Why should I sell my Mineral Rights?

By: Vernon Henry - November 7, 2019

I inherited some minerals owned by my grandfather, and I remember, as a child, he told me to “Never sell your mineral interests”. I held this belief for some time, and for many years, it rang through to me. Not only did I have a sentimental tie to my grandfather, but I also didn’t know what the minerals were worth, so any sale could be leaving value on the table.

 My grandfather, however, grew up in a different time than we live today. Mineral interests are commonly purchased, sold and traded now more than ever. Due to the emergence of the unconventional drilling/production, the paradigm has shifted. The reason my grandfather told me not to sell is because very little was known about the geology under the mineral rights, and some major discovery might take place in the future, which could drastically alter the value of your minerals.

Now, much more is known about geology, and with unconventional (shale) development, the risk of owning minerals has changed dramatically. Whereas before, much of the “value” risk was associated with Geology, and now much of the “value” risk is much more associated with timing of development. In other words, the risk of whether oil could be found was reflected in the price of minerals, so often prices for minerals were very low until oil was discovered (usually very locally), and the price changed to reflect the new information. In recent years, due to the large geographical areas covered by unconventional shale, the question of “if” the existence of hydrocarbons is not as large of a driver of value, but more so “when” the minerals will be developed.

 As any professor will teach on the first day of Finance 101, $1 today is worth more than $1 tomorrow. This theme is true on almost any investment. If you collect $1,000 per year over a 10-year period, you should be willing to trade that future cashflow stream for less than $10,000 today, in order to get all of it at one time, and eliminate the risk of not receiving those cashflows.

Mineral and royalty interests hold the same truths.
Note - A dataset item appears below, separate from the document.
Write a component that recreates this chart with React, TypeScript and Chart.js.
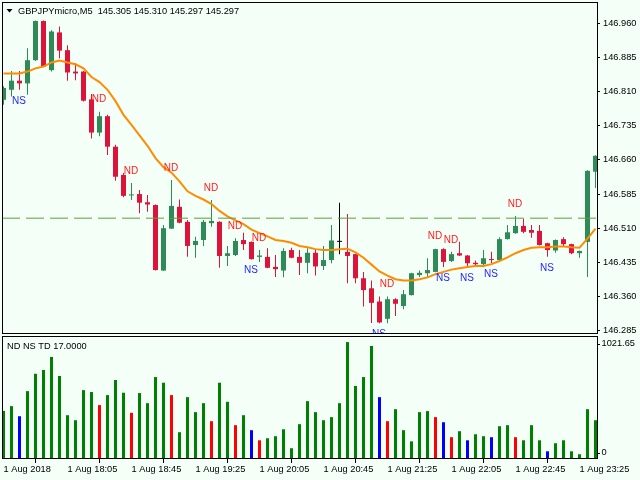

Although the geology and productive reserves in a property might be known, the risk lies in 1) how long it will take the operator to develop (mineral holders usually don’t drill their own properties), 2) the commodity prices, and 3) how much each well is expected to recover. Usually this process occurs over the 20-40 years it takes to produce an entire well, so there is variability in that risk, and the owner of the minerals holds that risk, whether they know it or not.

 Ultimately, the decision to sell or keep mineral interests are personal, but one must keep in mind the risks and benefits each interests uniquely holds, and assess the value with those aspects in mind.